You see I’m in this ugly world of SEO.  I’m not an SEO-er.  I don’t like SEO and I think SEO is all wrong.  I’m not here to manipulate what this wonderful company Google has created.  I believe Google wants to rank businesses based on the greatest metric and report card any business can be measured on.  It’s customers.  Period.

A business delivering a great product or service, for a fair price and has happy, returning customers…Google should feel honored that I used them to recommend such a fine establishment.  Isn’t this how it should work?  I should trust Google to recommend the best business for my needs, right?  Social metric in search make so much sense.  Hence why I’m not an SEO, I can’t influence the algorithm.

But I can influence people.  I’m a marketer.  I influence buying decisions.  This means increasing new customer count, increasing customer spend and increasing spending frequency.  It’s not all about getting a client, it’s also about keeping them and bringing them back.

This is marketing, isn’t it?

So why is Google not helping me help it’s customers?

Why is Baidu spending half a billion to do this?

Google is trying to create an industry themselves.  They are trying to provide education to business that they need to get online.  Free websites.  Tracking.  Analytics.  Paid.  Free.

Google’s education sucks, it’s so dry and provided by egineers focussing the products features, not business benefits.  They are egotistical towards their paid channels.  They care about PPC Express and Google Deals.  Try and talk to a Deals expert about Places.  I feel like they said “that’s free, if you can’t afford this, that’s free and good luck”.

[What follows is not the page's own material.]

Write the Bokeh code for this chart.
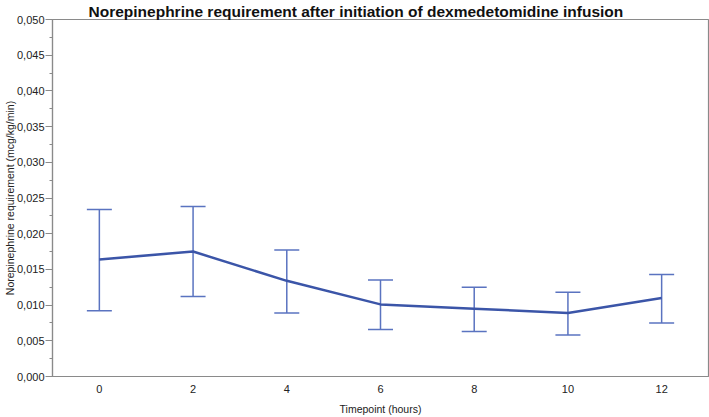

Point is, the more consumers using Places, engaging with reviews and leaving references, trails and citations, the more engaged businesses becomes with these channels, the more tools are developed to help business manage these solutions and in essence, it’s natural that a good portion of these businesses will add paid channels to their marketing mix.  This means revenue for Google.

It’s like drug dealing.  Google is chasing all the end dealers.  Stop.  Go get their suppliers.  Train all these corrupt SEOs.

We are the ones with our street on the feet.  We are the ones tirelessly creating 100+ hours of online training for our audience, like at my Local Internet Marketing Training agency.

My clients don’t have fancy automated software creating 100′s of links, or submitting to 100′s of directories.  We market to a specific audience.  Engage that audience.  Build review acuisition systems, not soliciting reviews.  Establish local PR campaigns.  Identify service improvements and capitalize from the change.  Survey audiences and implement improvements to further satisfy the needs of their customers.  Free wifi make customers happy.  Free wifi gets you citations.  Google likes citations.

Our clients need tools.  We need to know our online exposure without hours of research.  We need to know who is talking about us, where and when….without hours of learning solution A and failing at solution #2.  Our industry needs standardization towards regulations and best practices towards this new age of marketing.  Businesses need to learn how to properly engage with customers and continually figure out to improve this customer experience.

My job as an online marketer is to help my clients understand how this task is applied to their business.  In turn, my clients naturally move towards paid channels.  Google should help people like me to further grow their initial initiative.